Manoel HyginoO autor é membro da Academia Mineira de Letras e escreve para o Hoje em Dia

A vida e seu ofício

Publicado em 05/09/2016 às 19:15.Atualizado em 15/11/2021 às 20:42.

No seu discurso de adeus ao cargo que ocupava, a ex-presidente repetiu palavras de Maiakóvski, uma das vozes mais fortes e notáveis da poesia no século XX. Em 14 de abril de 1930, ele se matou com um tiro no peito, aos 36 anos. Afirmou: “O incidente está encerrado. O barco do amor quebrou-se contra a vida cotidiana. Estou quite com a vida. É inútil passar em revista as dores, os infortúnios e os erros recíprocos. Sejam felizes”. 

Não consegui encontrar nos jornais a referência integral de Dilma ao texto.
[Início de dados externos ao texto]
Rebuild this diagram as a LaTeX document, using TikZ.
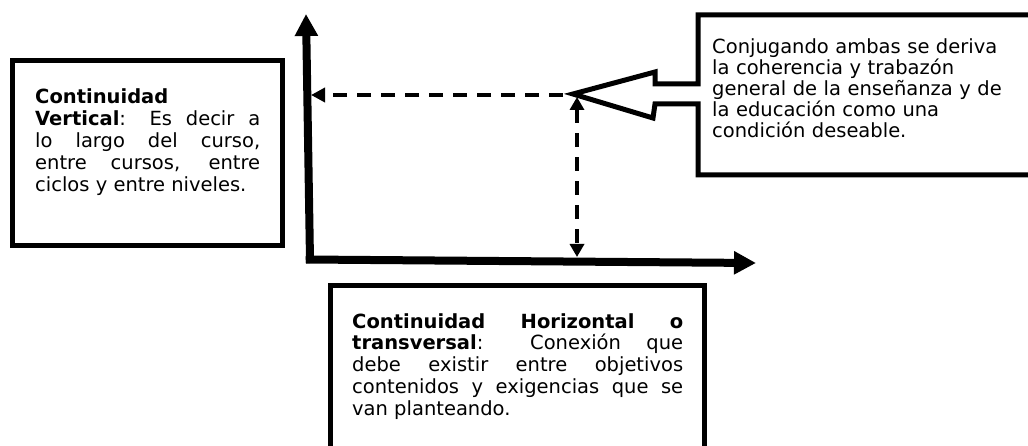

Não mereceu maior importância a declaração do poeta, que repetira o gesto de Serguei Iessienin, poeta amigo, após o Natal de 1925. A morte parece mais dolorosa quando os poetas morrem.

Quando Serguei se despediu da vida, deixou dois quartetos ao amigo e companheiro de ofício e luta, traduzidas as palavras por Augusto de Campos: “Até logo , até logo, companheiro/ Guardo-te no meu peito e te asseguro:/ O nosso afastamento passageiro/ É sinal de um encontro no futuro” – “Adeus, amigo, sem mãos nem palavras,/ Não faças um sobrolho pensativo./ Se morrer,nesta vida, não é novo,/ tampouco há novidade em estar vivo”.

O excelente repórter Geneton Moraes Netto, recentemente falecido aos 60 anos, visitou Moscou e os pontos nevrálgicos da capital que abrigou MaiaKóvski e lhe guarda o corpo e “seus últimos pertences. O maior poeta russo do século XX habitava modesto quarto num prédio de quatro andares no início da rua Myatninskaya, em pleno centro da cidade. 

O museu, disse Geneton, é singular, um dos trinta que se abriram quando o comunismo agonizava. Nele, há muito do importante na vida do poeta, desde boletins escolares e manuscritos dispersos de maneira incrível, cadeiras suspensas no ar, uma estante de vidros quebrados parecendo enterrada no chão. 

Muito surrealismo, muita evocação. Há uma porta de cadeia, maneira encontrada pelos organizadores do museu para contar que o poeta estivera detrás das grades nove meses, acusado de ajudar presos políticos. Quem tiver cuidado localizará um dossiê policial da primeira década do século.

Ao lado do quarto, o chão pintado de amarelo, com portas vermelhas e entreabertas. A guia era, ou ainda é, Maria Leonietvna, de 74 anos, professora aposentada.

Ela observa que a célebre e temida KGB era contrária, “por motivos de segurança”, à instalação do museu, ninguém poderia ingressar naquele lugar perigoso, no país conflagrado as primeiras décadas do século.

A guia relata: “Maiakóvski era ateu, mas se voltou para a Idea de Deus. Rejeitava o Estado, mas serviu ao Estado”. Stálin se sentiu dele enciumado, por escrever um poema dedicado a Lênin. Ao anistiá-lo, pensou que Maiakóvski faria também um em seu louvor, o que não aconteceu.

O final do amigo poeta foi ainda mais trágico: Iessienin escreveu versos com o próprio sangue, num quarto do Hotel Inglaterra, em Leningrado. Após cortar os pulsos, enforcou-se e desfaleceu.

Ao poeta que antes partira, Maiahóvski comentara: “É preciso arrancar alegria do futuro. Nesta vida, morrer não é difícil. O difícil é a vida e seu ofício!”